More hospitals support breast-feeding
More and more hospitals are taking steps to increase support for breast-feeding, according to a new report from the Centers for Disease Control and Prevention.
The World Health Organization and United Nations Children’s Fund, or UNICEF, launched the Baby-Friendly Hospital Initiative as the global standard for hospital care to support breast-feeding.
At the core of the initiative are the “Ten Steps to Successful Breastfeeding,” which include written breast-feeding policies, education about the policies and benefits of breast-feeding, helping mothers initiate breast-feeding within an hour of birth, only giving infants breast milk, encouraging breast-feeding on demand, allowing mothers and infants to remain together 24 hours per day and establishing breast-feeding support groups.

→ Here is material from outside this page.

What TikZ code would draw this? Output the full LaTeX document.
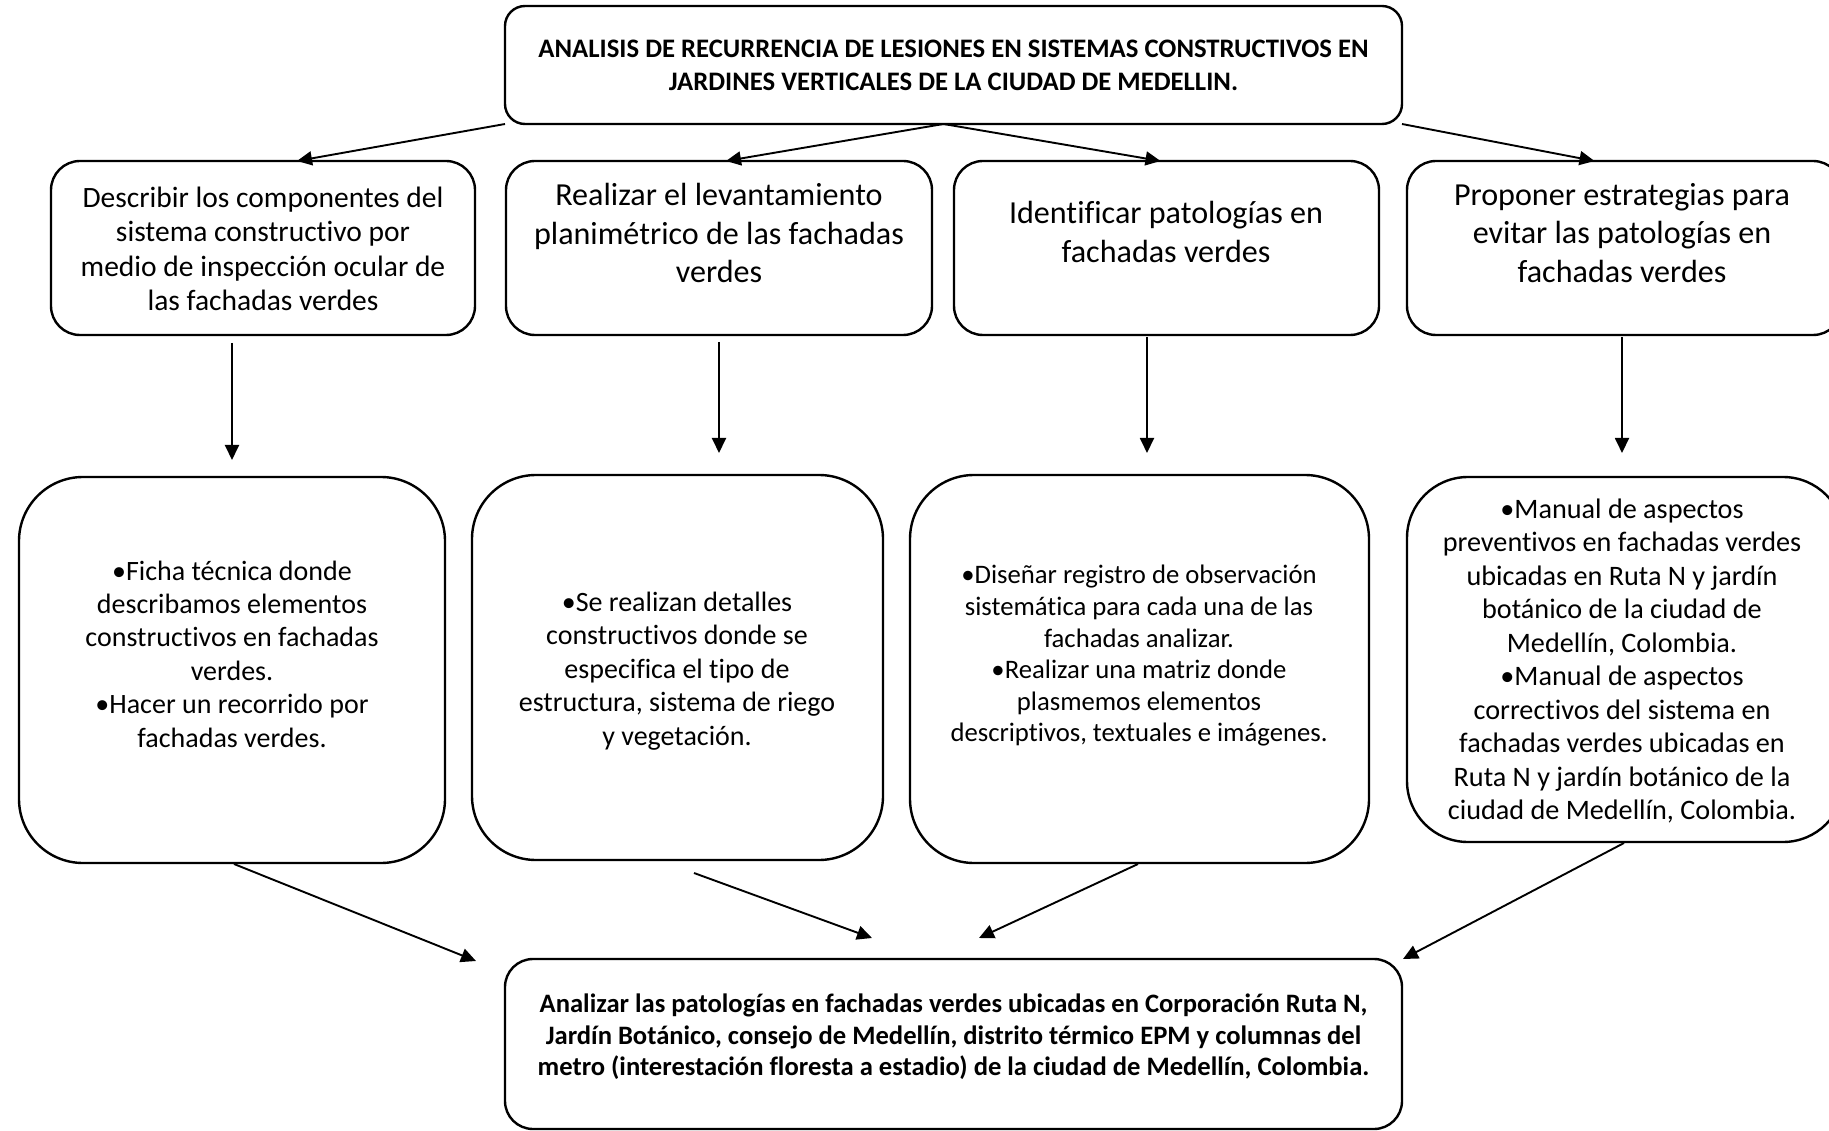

The percentage of hospitals implementing a majority of the initiative’s 10 steps increased from about 29 percent in 2007 to nearly 54 percent in 2013, according to the CDC Vital Signs report.
Despite that increase, only 289 of the roughly 3,300 maternity hospitals in the U.S. are designated baby-friendly facilities.
Earlier this year, Legacy Salmon Creek Medical Center – along with three other Legacy hospitals – were recognized as baby-friendly birth facilities after Legacy invested in a four-year process to reform practices surrounding breast-feeding.
According to the CDC, 80 percent of babies born in the U.S. start out breast-feeding, but about 60 percent of breast-feeding mothers stop earlier than they intend.
About 22 percent of babies are exclusively breast-fed for the first six months, as recommended, and only 29 percent are breast-fed for 12 months, as recommended, according to the CDC.
Babies who are breast-fed have reduced risks of ear and respiratory infections, asthma, sudden infant death syndrome, diabetes and obesity, according to the CDC.